Is it still there? I asked myself this when I went to Japan for the Rugby World Cup in 2019. I was due to see friends in Yokohama before watching the England v France match and had thought about going on up to Tokyo as well. Perhaps I could take a train to Gakugei-daigaku station and the bar. But a typhoon stopped me from going further than Osaka, and caused the match to be cancelled and my friends to take shelter in their basements.
I have never found it easy to stand and stare. I always want to be doing something, even now when I am semi-retired (a label which perhaps proves my point). But ever since those Tokyo days I have tried hard to take time out to stop, stand and stare at least once a day. Never at people, though people-watching is one of my favourite activities. Try staring at someone for any length of time and they will notice it, I assure you. No, I’ll stare at Nature - a tree, a stream, a blade of grass - as Davies wished us to. Or a view of distant river-cliffs - as I can at my house in France. Or a building, a graffito, even a piece of litter. Or, yes, a lovely blue bottle of gin. Do the cares of the world slip away? Only while I am doing it. But they never seem quite so overwhelming when they flood back into my mind. “It is a place just for you to dream, to think, to forget.” Quite right, Yuko.

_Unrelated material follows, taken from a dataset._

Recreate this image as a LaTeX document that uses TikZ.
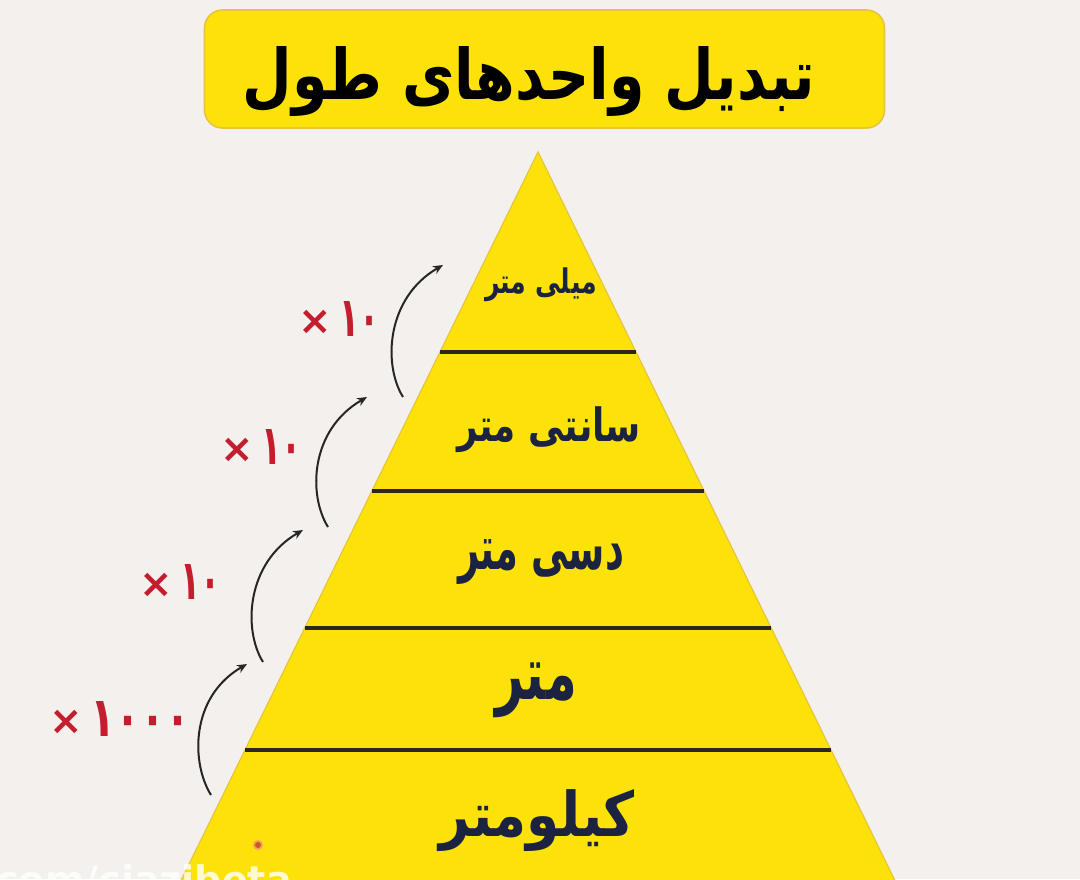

Wanderer above the Sea of Fog, 1818
by Caspar David Friedrich, who seems to have been a bit of a starer himself...
portrait of Friedrich by Gerhard von Kugelgen
*Davies spent the 1890’s as a hobo, criss-crossing the Atlantic on cattle ships and North America on trains, until on 20 March, 1899, he mistimed a jump on to a passing freight train in Ontario and his right foot was crushed under the train’s wheels. He returned to England minus his right leg below the knee and became a professional poet. I suspect he sat and stared more often than he stood. The 1970’s British rock band Supertramp, named themselves after Davies’ The Autobiography of a Super-Tramp.
**You don’t say sayonara to someone in Japan unless you want to upset them. It means you never expect – or want? - to see them again. There are at least twenty ways to say goodbye in Japanese. Context is all.